- Born: 1975 or 1976 (age 49–50)
- Occupation: Teacher

= Carrie Swidecki =

Dance game world record-holder (born 1975 or 1976)

Carrie Swidecki (born 1975 or 1976) is a teacher from Bakersfield who holds various dance game world records.

In 2010 Swidecki broke the Guinness World Record for the "longest marathon on a dance or rhythm game", playing Dance Dance Revolution for more than fifteen hours. In 2011 she again broke the Guinness World Record for the "longest marathon on a dance or rhythm game" with Dance Dance Revolution, playing for 16 hours and nine minutes.

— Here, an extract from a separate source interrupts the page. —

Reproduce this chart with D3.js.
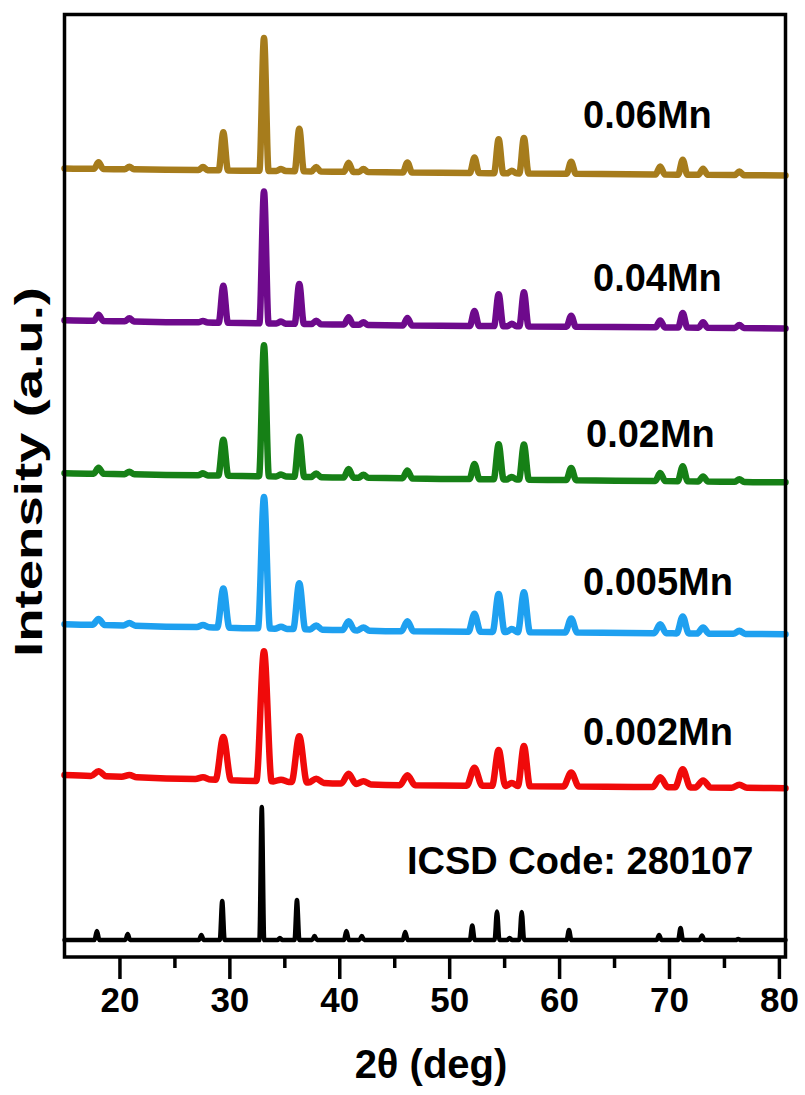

She then broke that record and set a new one in 2012, playing Dance Dance Revolution X2 for almost 22 hours.

Also in 2012, she set the Guinness World Records for the “longest marathon on a motion sensing dance game” and the “longest marathon on a dance/rhythm game” playing Dance Central 2 with a Kinect motion sensor for 24 hours.

On June 15–17, 2013 she set two Guinness World Records at the same time (the Longest Marathon on a Motion-Sensing Dance Game and the Longest Marathon on a Dance/Rhythm Game) by playing Just Dance for 49 hours 3 minutes 22 seconds, thus becoming the only person in the world to hold a world record for marathon play on all three major dance games: Just Dance, Dance Central, and Dance Dance Revolution.

She was formerly overweight and has lost 75 pounds through exergaming.

On October 6, 2018, she was inducted into the International Video Game Hall of Fame in Ottumwa, Iowa. Of this milestone achievement Swidecki says, "Somewhere there is a little girl who is playing a video game, reading a Guinness World Records Gamer’s Book, and dreaming of doing extraordinary things with gaming. Today she now knows that’s there’s a place for her in Video game history. Today that door will be permanently open for the next generation of female gamers! I know that little girl is out there, because I was once her."